**TASK MATERIAL**
^^^^^^^^^^^^^^^^

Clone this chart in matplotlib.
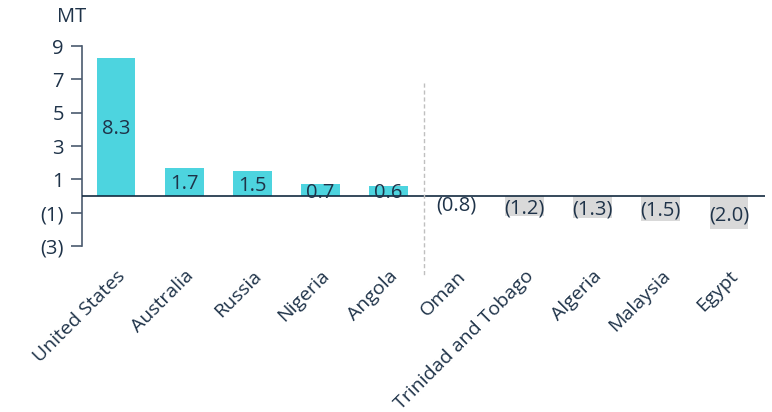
import matplotlib
matplotlib.use("Agg")
import matplotlib.pyplot as plt

countries = ["United States", "Australia", "Russia", "Nigeria", "Angola",
             "Oman", "Trinidad and Tobago", "Algeria", "Malaysia", "Egypt"]
values = [8.3, 1.7, 1.5, 0.7, 0.6, -0.8, -1.2, -1.3, -1.5, -2.0]
yticks = [9, 7, 5, 3, 1, -1, -3]
ytick_labels = ["9", "7", "5", "3", "1", "(1)", "(3)"]

plt.rcParams['font.family'] = ['Open Sans', 'DejaVu Sans']
txt = "#1f3349"
spine = "#4a5a6e"
fs = 14.5

fig = plt.figure(figsize=(7.72, 4.12), dpi=100)
ax = fig.add_axes([82/772, 1-246/412, (765-82)/772, 200/412])

colors = []
for i, v in enumerate(values):
    if v >= 0:
        colors.append("#4dd4df")
    elif countries[i] == "Oman":
        colors.append("white")
    else:
        colors.append("#d9d9d9")
x = list(range(len(values)))
ax.bar(x, values, width=0.57, color=colors, zorder=2)
ax.axhline(0, color="#132a40", lw=1.2, zorder=3)

for xi, v in zip(x, values):
    lab = f"{v:.1f}" if v >= 0 else f"({abs(v):.1f})"
    ax.text(xi, v / 2 - 0.15, lab, ha="center", va="center",
            fontsize=fs, color=txt, zorder=4)

ax.set_xlim(-0.5, 9.53)
ax.set_ylim(-3, 9)
ax.set_yticks(yticks)
ax.set_yticklabels(ytick_labels, fontsize=fs, color=txt)
ax.tick_params(axis="y", direction="out", length=8, width=1.2, color=spine, pad=5)
ax.set_xticks(x)
ax.set_xticklabels(countries, rotation=45, ha="right", va="top",
                   rotation_mode="anchor", fontsize=14, color=txt)
ax.tick_params(axis="x", length=0, pad=15)
for s in ["top", "right", "bottom"]:
    ax.spines[s].set_visible(False)
ax.spines["left"].set_color(spine)
ax.spines["left"].set_linewidth(1.2)

# dashed separator
fig.add_artist(plt.Line2D([424/772, 424/772], [1-83/412, 1-275/412],
                          color="#bfbfbf", lw=1, ls=(0, (3, 2))))
fig.text(57/772, 1-17/412, "MT", fontsize=fs, color=txt, ha="left", va="center")

fig.savefig("out.png", dpi=100)
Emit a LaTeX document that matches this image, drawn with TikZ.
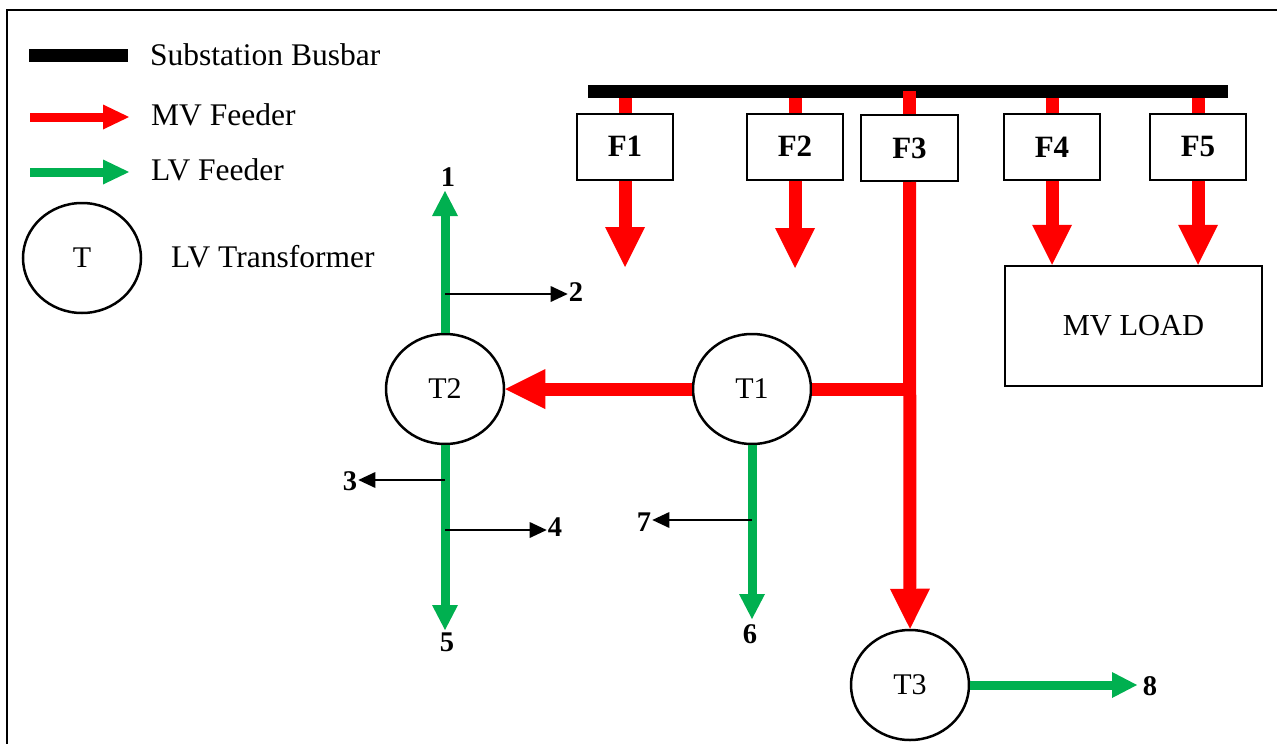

^^^^^^^^^^^^^^^^

All records above are to be printed exactly, minus the pictures they contain.

**RESPONSE TO THIS TASK**
Clone this chart in matplotlib.
import matplotlib
matplotlib.use("Agg")
import matplotlib.pyplot as plt

countries = ["United States", "Australia", "Russia", "Nigeria", "Angola",
             "Oman", "Trinidad and Tobago", "Algeria", "Malaysia", "Egypt"]
values = [8.3, 1.7, 1.5, 0.7, 0.6, -0.8, -1.2, -1.3, -1.5, -2.0]
yticks = [9, 7, 5, 3, 1, -1, -3]
ytick_labels = ["9", "7", "5", "3", "1", "(1)", "(3)"]

plt.rcParams['font.family'] = ['Open Sans', 'DejaVu Sans']
txt = "#1f3349"
spine = "#4a5a6e"
fs = 14.5

fig = plt.figure(figsize=(7.72, 4.12), dpi=100)
ax = fig.add_axes([82/772, 1-246/412, (765-82)/772, 200/412])

colors = []
for i, v in enumerate(values):
    if v >= 0:
        colors.append("#4dd4df")
    elif countries[i] == "Oman":
        colors.append("white")
    else:
        colors.append("#d9d9d9")
x = list(range(len(values)))
ax.bar(x, values, width=0.57, color=colors, zorder=2)
ax.axhline(0, color="#132a40", lw=1.2, zorder=3)

for xi, v in zip(x, values):
    lab = f"{v:.1f}" if v >= 0 else f"({abs(v):.1f})"
    ax.text(xi, v / 2 - 0.15, lab, ha="center", va="center",
            fontsize=fs, color=txt, zorder=4)

ax.set_xlim(-0.5, 9.53)
ax.set_ylim(-3, 9)
ax.set_yticks(yticks)
ax.set_yticklabels(ytick_labels, fontsize=fs, color=txt)
ax.tick_params(axis="y", direction="out", length=8, width=1.2, color=spine, pad=5)
ax.set_xticks(x)
ax.set_xticklabels(countries, rotation=45, ha="right", va="top",
                   rotation_mode="anchor", fontsize=14, color=txt)
ax.tick_params(axis="x", length=0, pad=15)
for s in ["top", "right", "bottom"]:
    ax.spines[s].set_visible(False)
ax.spines["left"].set_color(spine)
ax.spines["left"].set_linewidth(1.2)

# dashed separator
fig.add_artist(plt.Line2D([424/772, 424/772], [1-83/412, 1-275/412],
                          color="#bfbfbf", lw=1, ls=(0, (3, 2))))
fig.text(57/772, 1-17/412, "MT", fontsize=fs, color=txt, ha="left", va="center")

fig.savefig("out.png", dpi=100)
Emit a LaTeX document that matches this image, drawn with TikZ.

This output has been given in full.